Mark Ryden's Queen Bee is a dazzling example of the artist's keen ability to merge centuries of artistic practice with a contemporary sensibility. Associated with the pop surrealist movement which takes its inspiration from a variety of contemporary sources such as comic book illustration and tattoo design, Ryden expands the genre by quoting 19th century masters including Jean Augste Dominique Ingres Ryden's admiration for classic technique is visible in the detailed manner he employs to render the porcelain skin and silken fabrics of the female figure, while he foregrounds his interest in pop surrealism through his illustrative hand as epitomized by the cartoonish features of the female figure. The artist also explores Baroque and Gothic aesthetics through his elaborate wooden frame, which he personally designed.

Employing various aesthetic strategies, Ryden creates a striking portrait of a female figure, whose hair has morphed in to a bee hive. The ambiguity of the subject's expression is matched by her uncanny position in relationship to the bee, which is the focal point of the work. It is difficult to determine which holds power over the other. While the girl appears in some ways calm as if she is in control of the situation and the bee is her minion, the bee in some ways appears combative, protecting the home she has colonized within the human's head. The ambiguous relationship between the human and the insect is a single iteration of the overarching theme that Ryden often explores- the relationship between mankind and nature.

In the forward to the publication that accompanied his The Tree Show, Ryden expresses his interest in this theme by highlighting one of his favorite quotes from William Blake. "The tree that moves some to tears of joy is in the eyes of others only a green thing that stands in the waysome scarce see nature at all, but to the eyes of the man of imagination, nature is imagination itself." Ryden finds nature an endless fountain of inspiration and wonder. However he understands that not all humans have the same reaction to the simple beauties of the natural world. While describing the Redwood Forrest, which serves as one of the inspirations for The Tree Show, he explains: "It is perplexing to me how some can look at these extraordinary trees and see evidence of a spiritual power while others only see a commodity." The mixed expression of the female figure epitomizes humanity's fractured view of Mother Nature's grandeur. This enigmatic figure serves as an archetype that signifies this complex and expansive theme.

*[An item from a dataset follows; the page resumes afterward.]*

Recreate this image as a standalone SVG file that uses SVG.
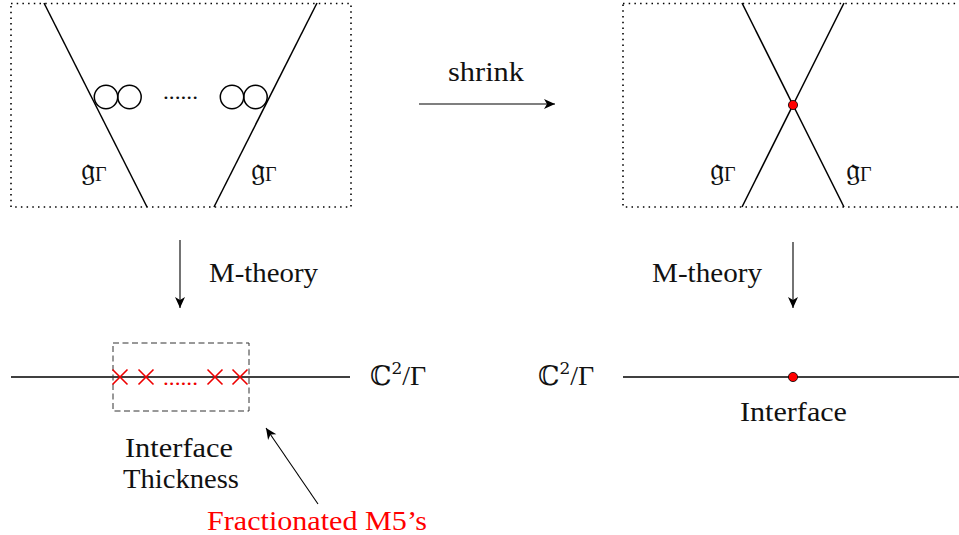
<svg xmlns="http://www.w3.org/2000/svg" width="959" height="535" viewBox="0 0 959 535">
<defs>
<style>
text{fill:#111}
.ln{stroke:#000;stroke-width:1.5;fill:none}
.ar{stroke:#000;stroke-width:1.1;fill:none}
.dot{stroke:#000;stroke-width:1.6;fill:none;stroke-dasharray:1.5 4.2}
.x{stroke:#e00;stroke-width:1.6}
.rd{fill:#f00;stroke:#000;stroke-width:0.8}
.c{fill:none;stroke:#000;stroke-width:1.5}
</style>
<marker id="ah" viewBox="-12 -6 14 12" refX="0" refY="0" markerWidth="14" markerHeight="12" markerUnits="userSpaceOnUse" orient="auto">
<path d="M0,0 L-11,-5 L-8,0 L-11,5 Z" fill="#000"/>
</marker>
</defs>

<g id="left-box">
<rect class="dot" x="11" y="3.5" width="340" height="203.5"/>
<line class="ln" x1="44" y1="3" x2="147" y2="207"/>
<line class="ln" x1="317" y1="3" x2="214" y2="207"/>
<circle class="c" cx="106" cy="97" r="11.7"/>
<circle class="c" cx="129.5" cy="97" r="11.7"/>
<circle class="c" cx="232" cy="97" r="11.7"/>
<circle class="c" cx="255.5" cy="97" r="11.7"/>
<text font-family="'Liberation Serif', serif" font-size="20" x="163" y="99" textLength="35" lengthAdjust="spacingAndGlyphs">......</text>
<text font-family="'DejaVu Serif', serif" font-size="32" x="81" y="180">𝔤<tspan font-family="'Liberation Serif', serif" font-size="20" dy="1">Γ</tspan></text>
<text font-family="'DejaVu Serif', serif" font-size="32" x="251" y="180">𝔤<tspan font-family="'Liberation Serif', serif" font-size="20" dy="1">Γ</tspan></text>
</g>

<g id="right-box">
<rect class="dot" x="623" y="3.5" width="345" height="203.5"/>
<line class="ln" x1="742" y1="3" x2="844" y2="207"/>
<line class="ln" x1="844" y1="3" x2="742" y2="207"/>
<circle class="rd" cx="793" cy="105" r="4.6"/>
<text font-family="'DejaVu Serif', serif" font-size="32" x="710" y="180">𝔤<tspan font-family="'Liberation Serif', serif" font-size="20" dy="1">Γ</tspan></text>
<text font-family="'DejaVu Serif', serif" font-size="32" x="846" y="180">𝔤<tspan font-family="'Liberation Serif', serif" font-size="20" dy="1">Γ</tspan></text>
</g>

<g id="left-bottom">
<line class="ln" x1="11" y1="377" x2="350" y2="377"/>
<rect x="113" y="343" width="136" height="68" fill="none" stroke="#333" stroke-width="1" stroke-dasharray="6 3.5"/>
<g class="x">
<path d="M112.5,369.5 L127.5,384.5 M127.5,369.5 L112.5,384.5"/>
<path d="M138.5,369.5 L153.5,384.5 M153.5,369.5 L138.5,384.5"/>
<path d="M207.5,369.5 L222.5,384.5 M222.5,369.5 L207.5,384.5"/>
<path d="M232.5,369.5 L247.5,384.5 M247.5,369.5 L232.5,384.5"/>
</g>
<text font-family="'Liberation Serif', serif" font-size="20" x="163" y="385" textLength="35" lengthAdjust="spacingAndGlyphs" style="fill:#e00">......</text>
<text font-family="'DejaVu Serif', serif" font-size="27" x="370" y="385">ℂ<tspan font-size="17" dy="-11">2</tspan><tspan font-family="'Liberation Serif', serif" font-size="28" dy="11">/Γ</tspan></text>
<text font-family="'Liberation Serif', serif" font-size="27" x="125" y="457" textLength="108" lengthAdjust="spacingAndGlyphs">Interface</text>
<text font-family="'Liberation Serif', serif" font-size="27" x="123" y="488" textLength="116" lengthAdjust="spacingAndGlyphs">Thickness</text>
<text font-family="'Liberation Serif', serif" font-size="27" x="207" y="530" textLength="220" lengthAdjust="spacingAndGlyphs" style="fill:#f00">Fractionated M5’s</text>
</g>

<g id="right-bottom">
<line class="ln" x1="623" y1="377" x2="959" y2="377"/>
<circle class="rd" cx="793" cy="377" r="4.6"/>
<text font-family="'DejaVu Serif', serif" font-size="27" x="538" y="385">ℂ<tspan font-size="17" dy="-11">2</tspan><tspan font-family="'Liberation Serif', serif" font-size="28" dy="11">/Γ</tspan></text>
<text font-family="'Liberation Serif', serif" font-size="27" x="740" y="421" textLength="107" lengthAdjust="spacingAndGlyphs">Interface</text>
</g>

<g id="labels">
<text font-family="'Liberation Serif', serif" font-size="27" x="448" y="81" textLength="76" lengthAdjust="spacingAndGlyphs">shrink</text>
<text font-family="'Liberation Serif', serif" font-size="27" x="209" y="282" textLength="109" lengthAdjust="spacingAndGlyphs">M-theory</text>
<text font-family="'Liberation Serif', serif" font-size="27" x="652" y="282" textLength="110" lengthAdjust="spacingAndGlyphs">M-theory</text>
</g>

<g id="connectors">
<line class="ar" x1="419" y1="104" x2="555" y2="104" marker-end="url(#ah)"/>
<line class="ar" x1="180" y1="240" x2="180" y2="308" marker-end="url(#ah)"/>
<line class="ar" x1="793" y1="242" x2="793" y2="308" marker-end="url(#ah)"/>
<line class="ar" x1="318" y1="504" x2="266" y2="428" marker-end="url(#ah)"/>
</g>
</svg>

Queen Bee is an excellent example of Mark Ryden's ability to produce whimsical figures that symbolize complex realities which language cannot always capture. The artist says that "People have the idea that an image must stand for something else, that the real meaning needs to be described with language. Instead it is the image itself that is the meaning." In many of his works, Ryden creates his own symbols. In his work, Allegory of the Four Elements, four girls with similarly blank expressions sit around a tree-each with a different animal resting on their head. These figures, which Ryden foregrounds as allegories for natural elements, appear to be the first stage in the development of what would become the Queen Bee symbol. It is clear that this theme is of the utmost interest to Ryden, who continues to invent enthralling visual explorations of this powerful subject.

By creating a uniquely contemporary symbology comprised of visual nods to many eras of art history, Ryden confirms that the relationship between man and nature is a timeless subject that has and will continue to fascinate mankind.